-- Start Entries --
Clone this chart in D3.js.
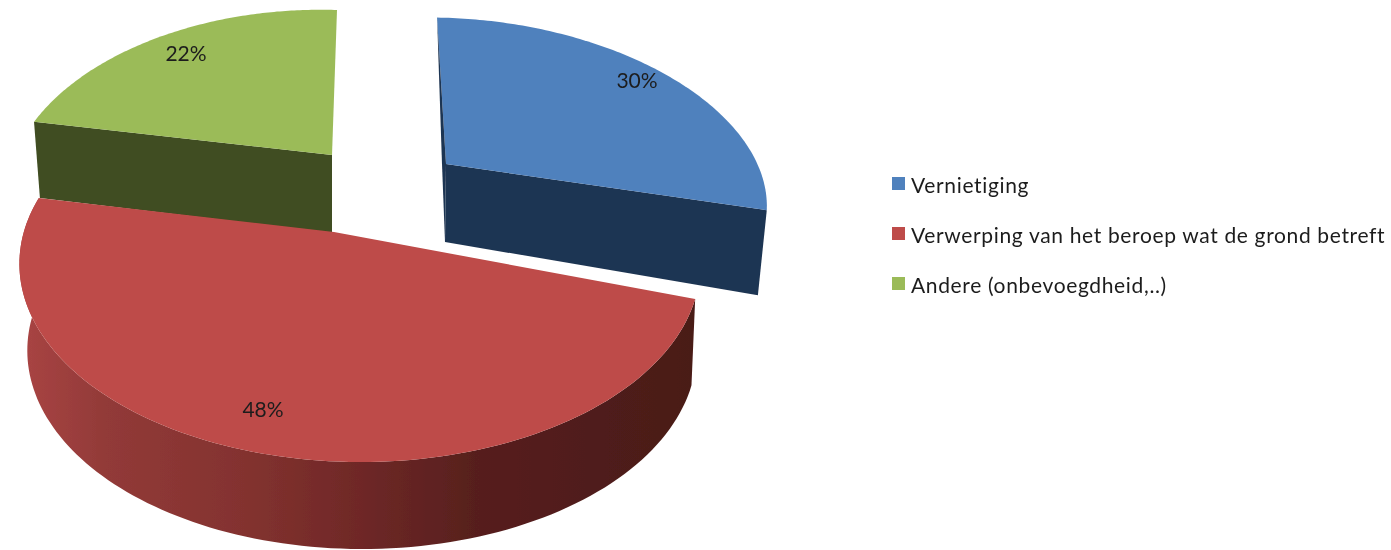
<!DOCTYPE html>
<html>
<head>
<meta charset="utf-8">
<script src="https://cdn.jsdelivr.net/npm/d3@7"></script>
<style>
    body { margin: 0; background: #fff; }
    text { font-family: Lato, "Noto Sans", sans-serif; fill: #1c1c1c; }
</style>
</head>
<body>
<svg id="chart"></svg>
<script>
    // Data
    const categories = ["Vernietiging", "Verwerping van het beroep wat de grond betreft", "Andere (onbevoegdheid,..)"];
    const shares = [30, 48, 22];

    const dimensions = { width: 1391, height: 550 };
    const colors = ["#4f81bd", "#be4b48", "#9bbb59"];
    const wallColors = ["#1f3552", "url(#redWall)", "#3f4d20"];

    // Every slice has its own perspective because they are pulled apart:
    // apex on screen, plane matrix (A B C D), perspective (a k), angle factor (turn),
    // wall height (dep, depY), wall lean (dx0, sh), label position (lx, ly)
    const views = [
        { ax: 446, ay: 164, A: 296, B: 10, C: 14, D: 164, a: 0.066, k: 0.12, turn: 100 / 108, dep: 78, depY: 40, dx0: -1, sh: 8, lx: 637, ly: 81 },
        { ax: 334, ay: 232, A: 334, B: 0, C: -2, D: 192, a: 0.075, k: 0.163, turn: 1.004, dep: 86, depY: 1, dx0: 2, sh: 6, lx: 263, ly: 410 },
        { ax: 332, ay: 155, A: 295, B: -6, C: -0.5, D: 174, a: -0.07, k: 0.2, turn: 1, dep: 78, depY: 10, dx0: 0, sh: 6, lx: 186, ly: 54 },
    ];

    const svg = d3.select("#chart")
        .attr("width", dimensions.width)
        .attr("height", dimensions.height)
        .style("display", "block");

    const defs = svg.append("defs");
    defs.append("filter").attr("id", "soft")
        .append("feGaussianBlur").attr("stdDeviation", 0.45);

    const grad = defs.append("linearGradient").attr("id", "redWall")
        .attr("gradientUnits", "userSpaceOnUse")
        .attr("x1", 25).attr("x2", 693).attr("y1", 0).attr("y2", 0);
    [[0, "#a84443"], [0.12, "#923a38"], [0.33, "#83322f"], [0.5, "#6f2827"], [0.68, "#561f1d"], [1, "#4a1a18"]]
        .forEach(s => grad.append("stop").attr("offset", s[0]).attr("stop-color", s[1]));

    const pie = d3.pie().sort(null);
    const arcs = pie(shares);
    const line = d3.line();

    // Point on the top face: angle clockwise from 12 o'clock, r from 0 to 1
    function topPoint(v, angle, r) {
        const x = r * Math.sin(angle * v.turn), y = -r * Math.cos(angle * v.turn);
        const w = 1 - v.a * x - v.k * y;
        return [v.ax + (v.A * x + v.B * y) / w, v.ay + (v.C * x + v.D * y) / w];
    }

    // Same point at the bottom of the wall
    function bottomPoint(v, angle, r) {
        const x = r * Math.sin(angle * v.turn), y = -r * Math.cos(angle * v.turn);
        const p = topPoint(v, angle, r);
        return [p[0] + v.dx0 - v.sh * x, p[1] + v.dep + v.depY * y];
    }

    function arcAngles(a0, a1) {
        return d3.range(0, 121).map(i => a0 + (a1 - a0) * i / 120);
    }

    function topFace(v, d) {
        return line([topPoint(v, 0, 0)].concat(arcAngles(d.startAngle, d.endAngle).map(t => topPoint(v, t, 1)))) + "Z";
    }

    function radialWall(v, angle) {
        return line([topPoint(v, 0, 0), topPoint(v, angle, 1), bottomPoint(v, angle, 1), bottomPoint(v, 0, 0)]) + "Z";
    }

    function outerWall(v, a0, a1) {
        const ts = arcAngles(a0, a1);
        return line(ts.map(t => topPoint(v, t, 1)).concat(ts.slice().reverse().map(t => bottomPoint(v, t, 1)))) + "Z";
    }

    const chart = svg.append("g").attr("filter", "url(#soft)");

    // Green, then blue, then red on top
    chart.append("path").attr("d", radialWall(views[2], arcs[2].startAngle)).attr("fill", wallColors[2]);
    chart.append("path").attr("d", topFace(views[2], arcs[2])).attr("fill", colors[2]);

    chart.append("path").attr("d", radialWall(views[0], arcs[0].endAngle)).attr("fill", wallColors[0]);
    chart.append("path").attr("d", topFace(views[0], arcs[0])).attr("fill", colors[0]);
    // thin dark edge of the blue slice on its left
    const blueTop = topPoint(views[0], 0, 1), blueApex = topPoint(views[0], 0, 0), blueFoot = bottomPoint(views[0], 0, 0);
    chart.append("path")
        .attr("d", line([blueTop, blueApex, blueFoot, [blueApex[0] - 4, blueApex[1]]]) + "Z")
        .attr("fill", wallColors[0]);

    chart.append("path").attr("d", outerWall(views[1], arcs[1].startAngle, arcs[1].endAngle)).attr("fill", wallColors[1]);
    chart.append("path").attr("d", topFace(views[1], arcs[1])).attr("fill", colors[1]);

    // Percent labels
    svg.append("g").selectAll("text")
        .data(arcs)
        .enter()
        .append("text")
        .attr("x", (d, i) => views[i].lx)
        .attr("y", (d, i) => views[i].ly)
        .attr("dy", "0.35em")
        .attr("text-anchor", "middle")
        .style("font-size", "21px")
        .style("filter", "url(#soft)")
        .text(d => d.data + "%");

    // Legend
    const legendY = [184, 234, 284];
    const legend = svg.append("g").attr("filter", "url(#soft)");
    categories.forEach((category, i) => {
        legend.append("rect")
            .attr("x", 892)
            .attr("y", legendY[i] - 7)
            .attr("width", 13)
            .attr("height", 13)
            .style("fill", colors[i]);

        legend.append("text")
            .attr("x", 911)
            .attr("y", legendY[i] + 9)
            .style("font-size", "21px")
            .style("letter-spacing", "0.65px")
            .text(category);
    });
</script>
</body>
</html>
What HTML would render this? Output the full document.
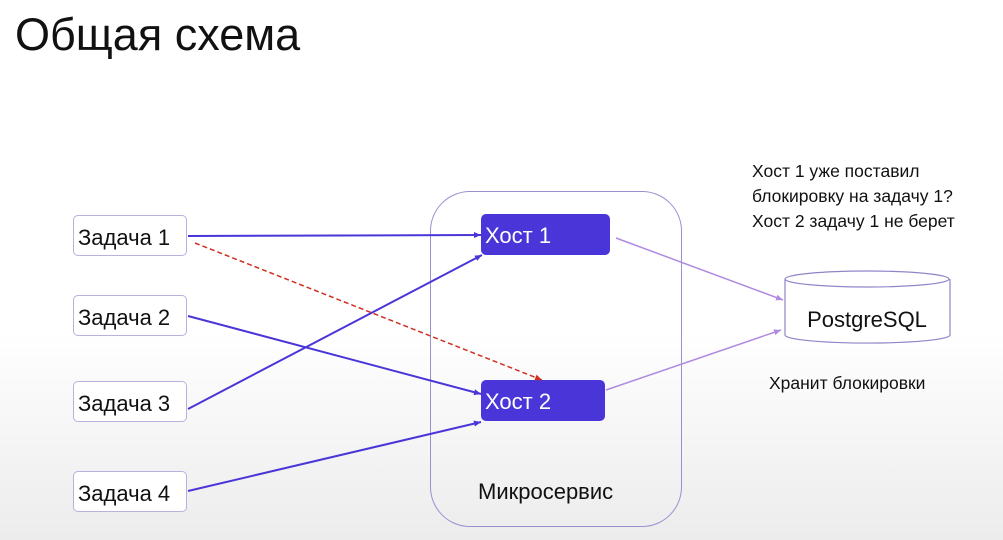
<!DOCTYPE html>
<html><head><meta charset="utf-8"><style>
html,body{margin:0;padding:0}
body{width:1003px;height:540px;overflow:hidden;background:linear-gradient(#fff 0,#fff 330px,#ececec 540px);font-family:"Liberation Sans","DejaVu Sans",sans-serif;position:relative}
.t{position:absolute;white-space:nowrap;color:#111}
.task{position:absolute;left:73px;width:114px;height:41px;border:1px solid #b8b0dd;border-radius:5px;background:#fff;box-sizing:border-box;font-size:22px;line-height:43px;padding-left:4px;color:#111;white-space:nowrap}
.host{position:absolute;background:#4a36d8;border-radius:5px;color:#fff;font-size:22px;line-height:43px;padding-left:4px;box-sizing:border-box;height:41px}
</style></head><body>
<div class="t" style="left:15px;top:9px;font-size:45px">Общая схема</div>
<div class="t" style="left:752px;top:159px;font-size:17.5px;line-height:25px">Хост 1 уже поставил<br>блокировку на задачу 1?<br>Хост 2 задачу 1 не берет</div>
<div class="t" style="left:769px;top:373px;font-size:17.5px">Хранит блокировки</div>
<div style="position:absolute;left:430px;top:191px;width:252px;height:336px;border:1px solid #9a90d0;border-radius:40px;box-sizing:border-box"></div>
<div class="t" style="left:478px;top:479px;font-size:22px">Микросервис</div>
<div class="task" style="top:215px">Задача 1</div>
<div class="task" style="top:295px">Задача 2</div>
<div class="task" style="top:381px">Задача 3</div>
<div class="task" style="top:471px">Задача 4</div>
<div class="host" style="left:481px;top:214px;width:129px">Хост 1</div>
<div class="host" style="left:481px;top:380px;width:124px">Хост 2</div>
<svg width="1003" height="540" style="position:absolute;left:0;top:0">
<defs>
<marker id="a" markerWidth="8" markerHeight="8" refX="7" refY="4" orient="auto" markerUnits="userSpaceOnUse"><path d="M0,1 L7,4 L0,7z" fill="#4a36d8"/></marker>
<marker id="b" markerWidth="8" markerHeight="8" refX="7" refY="4" orient="auto" markerUnits="userSpaceOnUse"><path d="M0,1 L7,4 L0,7z" fill="#b08ae0"/></marker>
<marker id="r" markerWidth="8" markerHeight="8" refX="7" refY="4" orient="auto" markerUnits="userSpaceOnUse"><path d="M0,1 L7,4 L0,7z" fill="#d03020"/></marker>
</defs>
<g stroke="#4a36d8" stroke-width="2" fill="none">
<line x1="188" y1="236" x2="481" y2="235" marker-end="url(#a)"/>
<line x1="188" y1="316" x2="481" y2="394" marker-end="url(#a)"/>
<line x1="188" y1="409" x2="482" y2="255" marker-end="url(#a)"/>
<line x1="188" y1="491" x2="481" y2="422" marker-end="url(#a)"/>
</g>
<line x1="195" y1="243" x2="542" y2="380" stroke="#d03020" stroke-width="1.5" stroke-dasharray="5,3" marker-end="url(#r)"/>
<g stroke="#b08ae0" stroke-width="1.5">
<line x1="616" y1="238" x2="783" y2="300" marker-end="url(#b)"/>
<line x1="606" y1="390" x2="781" y2="330" marker-end="url(#b)"/>
</g>
<g stroke="#8f86c8" stroke-width="1.2" fill="#fff">
<path d="M785,279 L785,335 A82,8 0 0 0 950,335 L950,279"/>
<ellipse cx="867" cy="279" rx="82" ry="8"/>
</g>
<text x="867" y="327" font-size="22" text-anchor="middle" fill="#111" font-family="Liberation Sans,sans-serif">PostgreSQL</text>
</svg>
</body></html>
-- End Entries --
**Exercise instructions:** Identify every line where the string "this" appears.

**Solution to the exercise:**
Clone this chart in D3.js.
What HTML would render this? Output the full document.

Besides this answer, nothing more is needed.